Sault Ste Marie: Recent surge funding has helped

"We have been struggling with capacity for some time for sure we would be probably quite similar in our pattern with other community hospitals in Ontario," says Ila Watson, Sault Area Hospital Interim President and CEO.

On Friday, Sault Ste. Marie MPP Ross Romano announced funding to support an additional 10 new surge beds for the Sault Area Hospital. 

Watson says bridge funding like this is critical to relieving pressures on the hospital system in the short term. 

"So those types of investments and commitment are enabling us to be more plentiful and ensuring that we're able to open beds that are appropriate for the medical patients that we are getting rather than having people stay as admitted patients in an emergency department," she says. 

The Sault Area Hospital has recently converted several areas in the hospital to have overflow beds. While not traditional clinical spaces, Watson says the hospital needs to be creative to address the challenge.

"If we change nothing our costs increase at rates greater than our funding has been increased and that has been a continual pattern. We've done a lot of things to create efficiencies and some of the lower hanging fruit is now gone. One of the most significant recent pieces of work that our organization has done is focus on senior friendly care."

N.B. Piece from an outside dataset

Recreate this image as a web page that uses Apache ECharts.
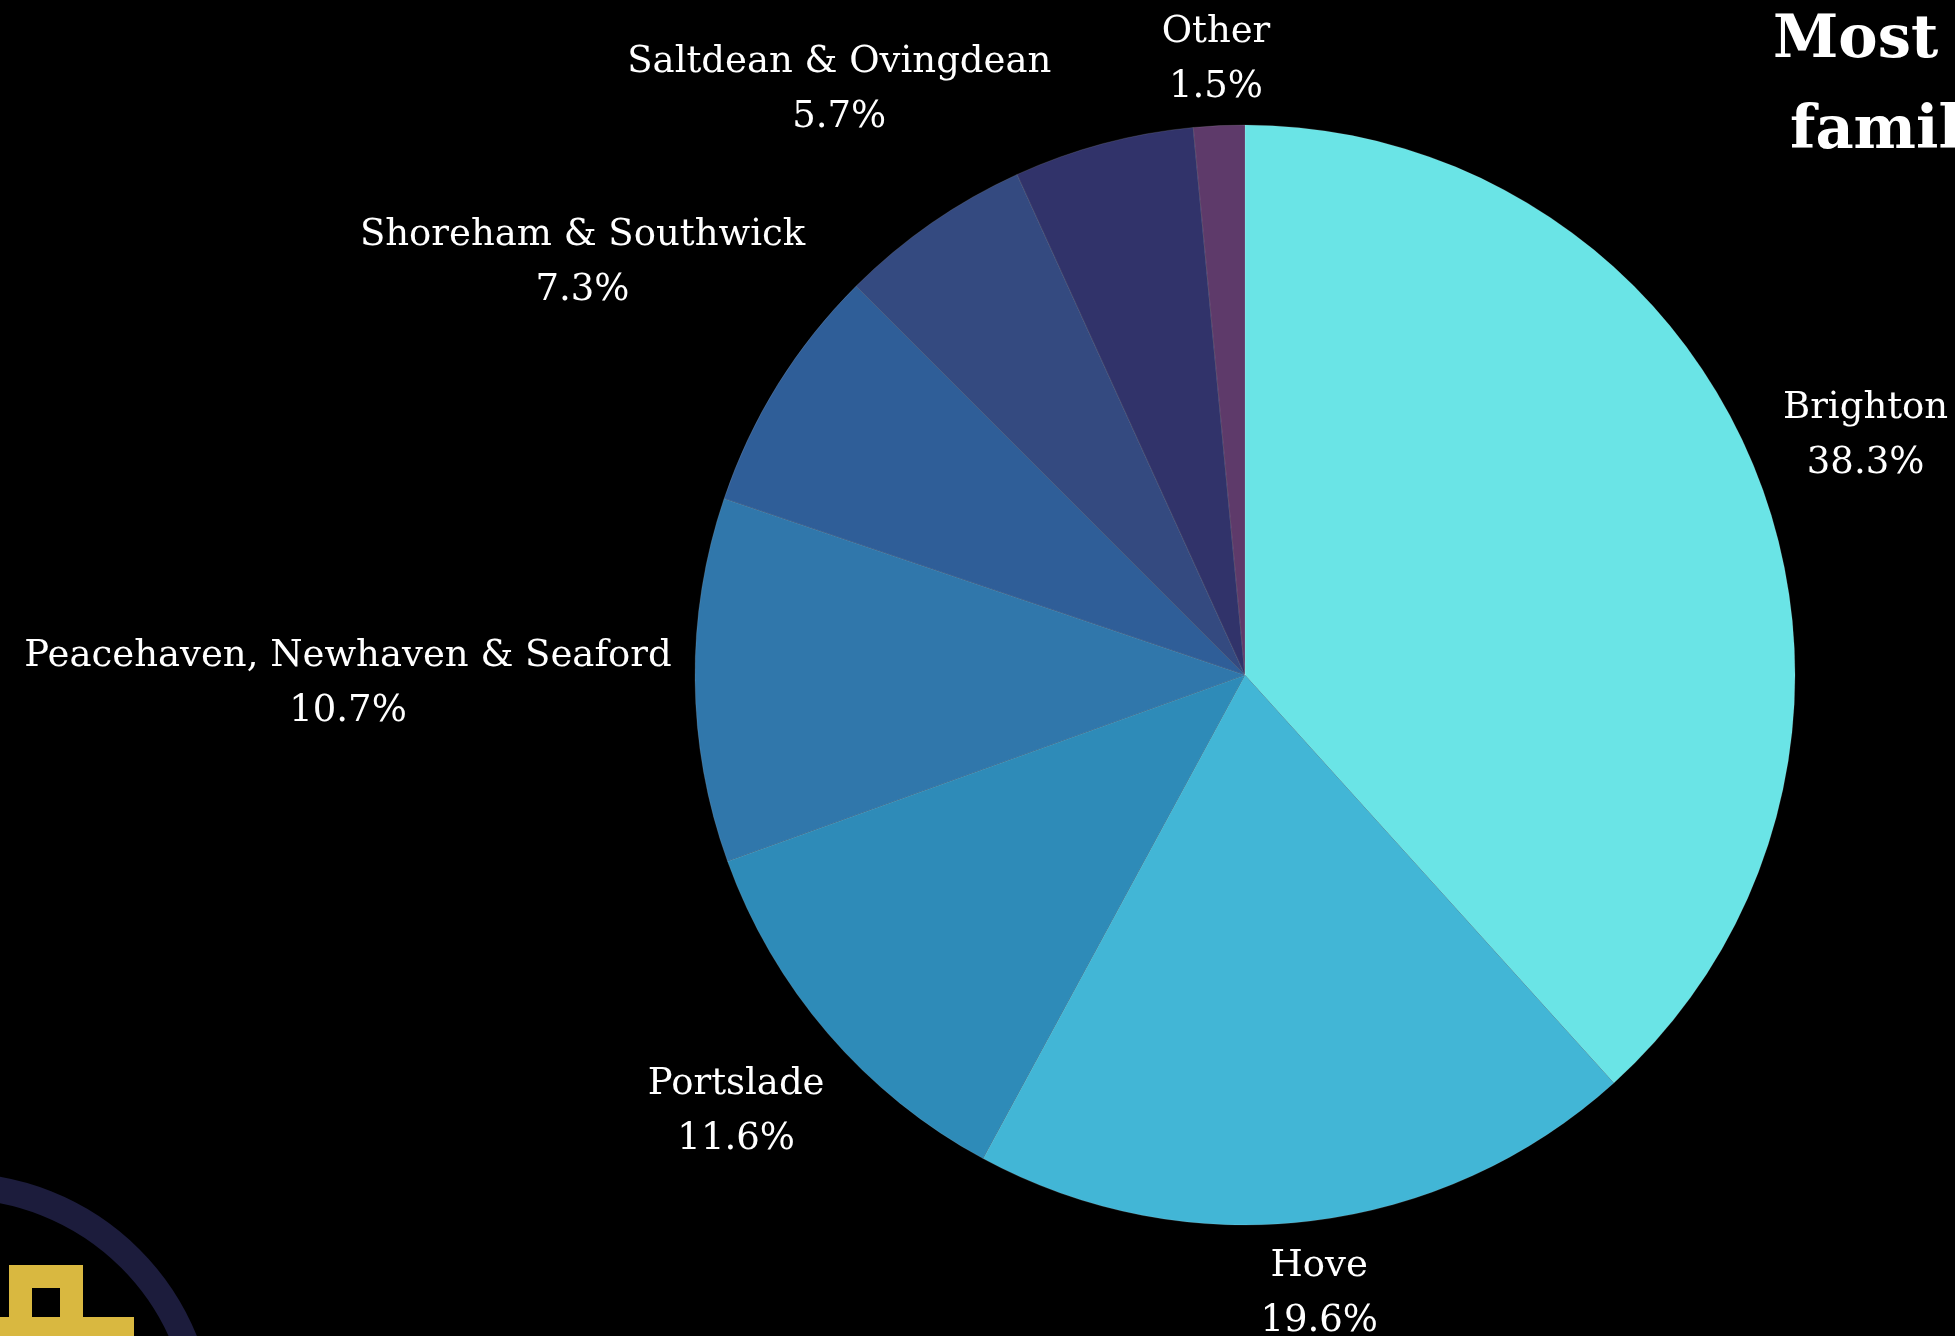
<!DOCTYPE html>
<html>
<head>
<meta charset="utf-8">
<script src="https://cdn.jsdelivr.net/npm/echarts@6/dist/echarts.min.js"></script>
<style>
html,body{margin:0;padding:0;background:#000;}
#chart{width:1955px;height:1336px;}
</style>
</head>
<body>
<div id="chart"></div>
<script>
// ---- data ----
const categories = ["Brighton", "Hove", "Portslade", "Peacehaven, Newhaven & Seaford", "Shoreham & Southwick", "Saltdean & Ovingdean", "Rottingdean", "Other"];
const values = [38.3, 19.6, 11.6, 10.7, 7.3, 5.7, 5.3, 1.5];
const showLabel = [true, true, true, true, true, true, false, true];

// ---- style ----
const colors = ["#6ae4e6", "#42b6d6", "#2e8bb8", "#3077ab", "#2f5e98", "#344a80", "#31336a", "#5e3a6a"];
const labelDist = [115, 73, 121, 347, 230, 162, 100, 66]; // distance of label centre beyond the rim
const CX = 1245, CY = 675, R = 550;

const total = values.reduce((a, b) => a + b, 0);
const midAngles = [];
let acc = 0;
values.forEach(v => { midAngles.push((acc + v / 2) / total * 2 * Math.PI); acc += v; });

const chart = echarts.init(document.getElementById('chart'), null, {renderer: 'canvas'});
chart.setOption({
  backgroundColor: '#000000',
  animation: false,
  graphic: [
    {type: 'circle', shape: {cx: -45, cy: 1434, r: 248}, style: {fill: 'none', stroke: '#1c1c3c', lineWidth: 26}, z: 1},
    {type: 'rect', shape: {x: 9, y: 1265, width: 74, height: 52}, style: {fill: '#d9b840'}, z: 2},
    {type: 'rect', shape: {x: 32, y: 1288, width: 28, height: 29}, style: {fill: '#000000'}, z: 3},
    {type: 'rect', shape: {x: 0, y: 1317, width: 134, height: 30}, style: {fill: '#d9b840'}, z: 2},
    {type: 'text', left: 1773, top: 12, style: {text: 'Most popular', fill: '#ffffff', font: 'bold 59px "DejaVu Serif"'}, z: 5},
    {type: 'text', left: 1790, top: 103, style: {text: 'family areas', fill: '#ffffff', font: 'bold 59px "DejaVu Serif"'}, z: 5}
  ],
  series: [{
    type: 'pie',
    center: [CX, CY],
    radius: [0, R],
    startAngle: 90,
    clockwise: true,
    avoidLabelOverlap: false,
    itemStyle: {borderColor: 'rgba(255,255,255,0.12)', borderWidth: 1},
    label: {
      show: true,
      position: 'outside',
      color: '#ffffff',
      fontFamily: '"DejaVu Serif", serif',
      fontSize: 37,
      lineHeight: 55,
      formatter: p => p.name + '\n' + p.value.toFixed(1) + '%'
    },
    labelLine: {show: false},
    labelLayout: function (params) {
      const i = params.dataIndex;
      const a = midAngles[i];
      const d = R + labelDist[i];
      return {
        x: CX + d * Math.sin(a),
        y: CY - d * Math.cos(a),
        align: 'center',
        verticalAlign: 'middle'
      };
    },
    data: categories.map((c, i) => ({
      name: c,
      value: values[i],
      itemStyle: {color: colors[i]},
      label: {show: showLabel[i]}
    }))
  }]
});
</script>
</body>
</html>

That senior focus, Watson says, is just as important as adding long term care capacity.

"We have also made some significant strides in the way in which we care for the elderly," she said. "People who might otherwise in years past been destined to either stay in hospital or to move to a long term care facility are now managed in different ways that focus on bringing them back to the state that they were before they came into hospital."